Salah satu solusi yang bisa kita lakukan adalah dengan memiliki program
asuransi.
Faktor
yang menyebabkan masyarakat menjadi minim untuk berasuransi antara lain:
Tingkat Kesejahteraan atau Pendapatan
Masyarakat yang Rendah
Menjadikan
asuransi belum sebuah kebutuhan atau gaya hidup (lifestyle). Karena masih banyak kebutuhan
lain yang lebih mendesak menyisihkan sebagian pendapatannya untuk keperluan
proteksi buat diri sendiri, keluarga dan harta bendanya. Apalagi, jika sebagai
instrumen investasi masih terlalu jauh untuk dipikirkan. Itulah sebabnya,
menyisihkan sebagian pengeluaran untuk pembayaran premi yang identik dengan
menabung tidak mampu dianggarkan.
Faktor Budaya
Banyak yang berpikir bahwa masa depan urusan nanti, yang
terpenting adalah memenuhi kebutuhan sekarang. Hal ini pun bisa mempengaruhi
kesadaran masyarakat akan pentingnya berasuransi.
Apalagi, banyak orang tua umumnya masih menyandarkan harapannya
terhadap anak-anaknya. Anak seolah-olah dianggap sebagai “asset” sehingga
kemandirian hidup hingga usia senja kurang dipersiapkan.
Jika kita membayangkan bahwa dirinya kelak menjadi tua dan
anaknya tak bisa merawatnya karena kesibukannya atau perekonomian keluarganya
kurang mampu, tentu sejak dini akan terpacu untuk memiliki asuransi.

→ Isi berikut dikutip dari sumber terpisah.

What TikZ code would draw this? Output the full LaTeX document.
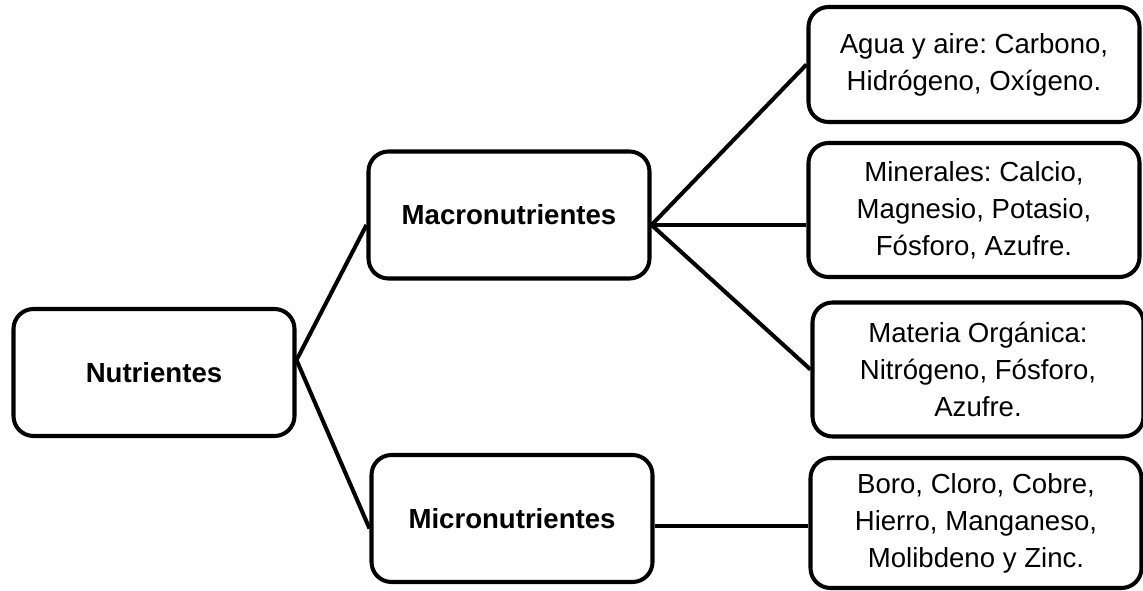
\documentclass[tikz,border=0pt]{standalone}
\usepackage{fontspec}
\setmainfont{Liberation Sans}
\usetikzlibrary{positioning}
\frenchspacing

\begin{document}
\begin{tikzpicture}[
        box/.style={draw=black, line width=2.3pt, rounded corners=0.4cm,
                    fill=white, align=center,
                    font=\fontsize{15.7}{21}\selectfont},
        midbox/.style={box, minimum width=5.62cm, minimum height=2.54cm,
                    font=\fontsize{15.7}{21}\selectfont\bfseries},
        leafbox/.style={box, minimum width=6.62cm, minimum height=2.68cm},
        link/.style={black, line width=2.3pt},
      ]
        \useasboundingbox (0,0) rectangle (22.86,11.8);

        \node[midbox] (nutr)  at (3.08,4.35)  {Nutrientes};
        \node[midbox] (macro) at (10.18,7.5)  {Macronutrientes};
        \node[midbox] (micro) at (10.24,1.43) {Micronutrientes};

        \node[leafbox, minimum height=2.3cm] (agua) at (19.48,10.51)
            {Agua y aire: Carbono,\\ Hidrógeno, Oxígeno.};
        \node[leafbox] (miner) at (19.48,7.6)
            {Minerales: Calcio,\\ Magnesio, Potasio,\\ Fósforo, Azufre.};
        \node[leafbox] (organ) at (19.56,4.41)
            {Materia Orgánica:\\ Nitrógeno, Fósforo,\\ Azufre.};
        \node[leafbox, minimum height=2.6cm] (oligo) at (19.52,1.34)
            {Boro, Cloro, Cobre,\\ Hierro, Manganeso,\\ Molibdeno y Zinc.};

        \draw[link] (nutr.5) -- (macro.184);
        \draw[link] (nutr.5) -- (micro.184);
        \draw[link] (macro.-4) -- (agua.west);
        \draw[link] (macro.-4) -- (macro.-4 -| miner.west);
        \draw[link] (macro.-4) -- (organ.west);
        \draw[link] (micro.-3) -- (micro.-3 -| oligo.west);
      \end{tikzpicture}
\end{document}
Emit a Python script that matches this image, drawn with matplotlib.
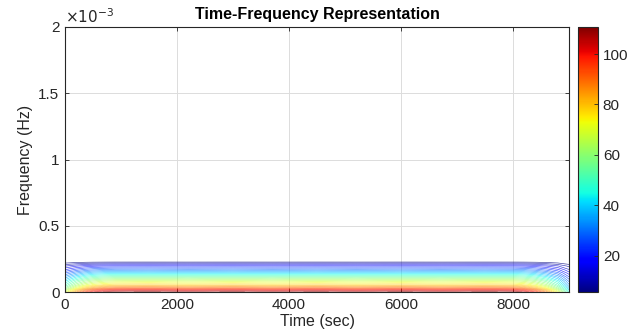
import numpy as np
import matplotlib
matplotlib.use("Agg")
import matplotlib.pyplot as plt

plt.rcParams['font.family'] = ['Liberation Sans', 'DejaVu Sans']

# Frequency profile of the spectral power (Hz -> power)
freq_hz = np.array([0, 0.015, 0.03, 0.053, 0.083, 0.113, 0.143, 0.166, 0.196,
                    0.226, 0.26, 0.4, 1.0, 2.0]) * 1e-3
power = np.array([110.5, 102, 92, 80, 68, 55, 42, 32, 20, 6, 2, 0.5, 0, 0])

# Time gain (edge effects and small ripple)
time_sec = np.array([0, 100, 200, 350, 500, 700, 900, 1500, 2200, 3000, 3700,
                     4500, 5200, 6000, 6700, 7500, 8000, 8200, 8400, 8600,
                     8800, 9000])
gain = np.array([0.62, 0.70, 0.78, 0.87, 0.93, 0.97, 0.99, 1.0, 0.985, 1.0,
                 0.985, 1.0, 0.985, 1.0, 0.985, 1.0, 0.99, 0.96, 0.90, 0.80,
                 0.65, 0.42])

clim = (5.7, 110.7)
n_levels = 32
xticks = [0, 2000, 4000, 6000, 8000]
yticks = [0, 0.5e-3, 1e-3, 1.5e-3, 2e-3]
yticklabels = ['0', '0.5', '1', '1.5', '2']
cbar_ticks = [20, 40, 60, 80, 100]

Z = np.outer(power, gain)

fig = plt.figure(figsize=(6.32, 3.35), dpi=100)
ax = fig.add_axes([65/632, 1-292/335, 504/632, 265/335])
cax = fig.add_axes([578/632, 1-292/335, 20/632, 265/335])

levels = np.linspace(6, 110, n_levels)
norm = matplotlib.colors.Normalize(vmin=clim[0], vmax=clim[1])
cs = ax.contour(time_sec, freq_hz, Z, levels=levels, cmap='jet', norm=norm,
                linewidths=0.5, alpha=0.72)

ax.set_xlim(0, 9000)
ax.set_ylim(0, 2e-3)
ax.set_xticks(xticks)
ax.set_yticks(yticks)
ax.set_yticklabels(yticklabels)
ax.grid(True, color='#dcdcdc', linewidth=0.7)
ax.set_axisbelow(True)
axcol = '#262626'
for s in ax.spines.values():
    s.set_color(axcol)
    s.set_linewidth(0.8)
ax.tick_params(direction='in', top=True, right=True, length=3, width=0.6,
               colors=axcol, labelsize=11, pad=4)
ax.set_xlabel('Time (sec)', fontsize=11.5, color=axcol, labelpad=2)
ax.set_ylabel('Frequency (Hz)', fontsize=11.5, color=axcol, labelpad=4)
ax.set_title('Time-Frequency Representation', fontsize=11.5, fontweight='bold',
             color='black', pad=6)
ax.text(0.0, 1.005, r'$\times10^{-3}$', transform=ax.transAxes, fontsize=11,
        color=axcol, ha='left', va='bottom')

sm = matplotlib.cm.ScalarMappable(norm=norm, cmap='jet')
cb = fig.colorbar(sm, cax=cax)
cb.set_ticks(cbar_ticks)
cb.outline.set_edgecolor(axcol)
cb.outline.set_linewidth(0.8)
cax.tick_params(direction='in', length=3, width=0.6, colors=axcol,
                labelsize=11)

fig.savefig('out.png', dpi=100)
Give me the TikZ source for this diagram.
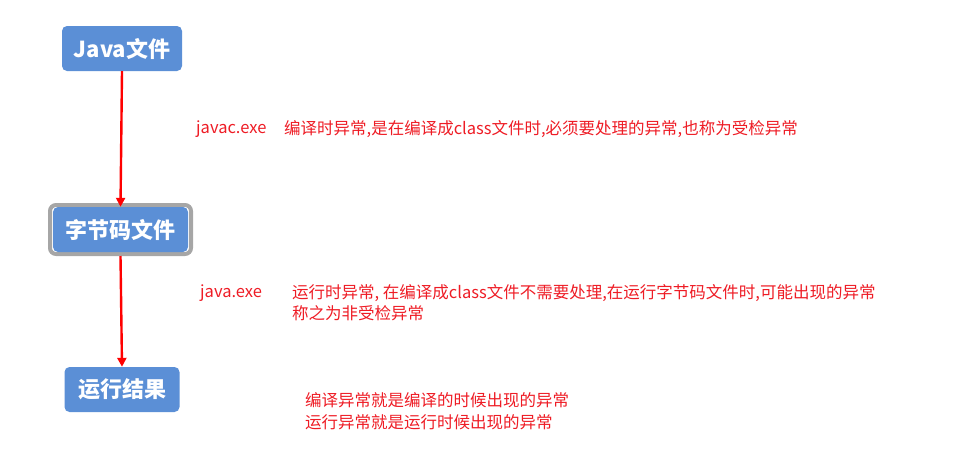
\documentclass[tikz,border=0pt]{standalone}
\usepackage{fontspec}
\setmainfont{Noto Sans CJK SC}
\usetikzlibrary{arrows.meta}
\definecolor{boxblue}{HTML}{5B8FD6}
\definecolor{txtred}{HTML}{EE1C25}
\definecolor{bordergray}{HTML}{A6A6A6}
\tikzset{
  box/.style={fill=boxblue, rounded corners=5pt, text=white, font=\bfseries\fontsize{22}{24}\selectfont, inner sep=0pt, align=center},
  note/.style={text=txtred, font=\fontsize{16.5}{20}\selectfont, anchor=west, inner sep=0pt},
  flow/.style={draw=red, line width=2.4pt, -{Triangle[length=9pt,width=9pt]}}
}
\begin{document}
\begin{tikzpicture}[x=1pt,y=-1pt]
\useasboundingbox (0,0) rectangle (973,469);
\node[box, minimum width=120pt, minimum height=45pt] (java) at (122,48.5) {Java文件};
\node[draw=bordergray, line width=4pt, rounded corners=6pt, minimum width=141pt, minimum height=49pt] (bcframe) at (120.5,229.5) {};
\node[box, minimum width=135pt, minimum height=45pt] (bc) at (120.5,229.5) {字节码文件};
\node[box, minimum width=115pt, minimum height=45pt] (run) at (122,389.5) {运行结果};
\draw[flow] (java.south) -- (bc.north);
\draw[flow] (bcframe.south) -- (run.north);
\node[note] (t1a) at (196,129) {javac.exe};
\node[note] (t1b) at (284,129) {编译时异常,是在编译成class文件时,必须要处理的异常,也称为受检异常};
\node[note] (t2a) at (200,293) {java.exe};
\node[note] (t2b) at (292,293) {运行时异常, 在编译成class文件不需要处理,在运行字节码文件时,可能出现的异常};
\node[note] (t2c) at (292,313) {称之为非受检异常};
\node[note] (t3a) at (305,400) {编译异常就是编译的时候出现的异常};
\node[note] (t3b) at (305,422) {运行异常就是运行时候出现的异常};
\end{tikzpicture}
\end{document}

Sosialisasi Tentang Asuransi
Kapasitas
dunia usaha mengenai pentingnya berasuransi yang masih tergolong rendah
menyebabkan upaya melakukan edukasi kepada publik masih terbatas mengenai melek
finansial (financial
literary).
Padahal, sosialisasi tentang pemahaman dan pengetahuan
sangat penting untuk meningkatkan kesadaran masyarakat tentang asuransi. Agar
pengetahuan masyarakat tentang asuransi mampu terdongkrak. Masyarakat Indonesia
mungkin sudah mengenal asuransi, tapi belum merasa butuh atau perlu membeli
asuransi. Sikap ini bisa saja dipengaruhi oleh persepsi bahwa asuransi itu
adalah “bisnis janji”.
Kita membeli produk asuransi tetapi manfaatnya baru
dirasakan nanti. Bahkan bisa saja klaim asuransi tidak terjadi jika kita
baik-baik saja, atau tidak mengalami musibah yang diproteksi oleh jasa
asuransi. Masih sangat sedikit masyarakat yang datang ke kantor asuransi untuk
menyatakan kesediaannya menjadi pemegang polis. Masyarakat mau datang ke kantor
asuransi jika ada petugas atau agen asuransi yang memberi penjelasan kemudian
menawarkan jasa proteksinya.
Infrastruktur Perasuransian
kita menyadari bahwa kantor-kantor cabang, cabang pembantu atau
unit perbankan sudah masuk sampai wilayah kecamatan yang menyebabkan masyarakat
sangat mengenal dunia perbankan. Sedangkan kantor cabang atau agen perusahaan
asuransi masih jarang, bahkan baru menjangkau ibu kota provinsi di seluruh
Indonesia.
Jika ada yang telah menembus pasar di tingkat ibu kota kabupaten
masih bisa dihitung dengan jari. Hal ini memberikan sinyal bahwa keberadaan
perusahaan asuransi masih jauh tertinggal di bandingkan perusahaan perbankan.
Akhirnya, masyarakat pun masih awam atau minim tentang asuransi. Imbasnya pengetahuan
tentang pentingnya berasuransi masih menjadi hal baru.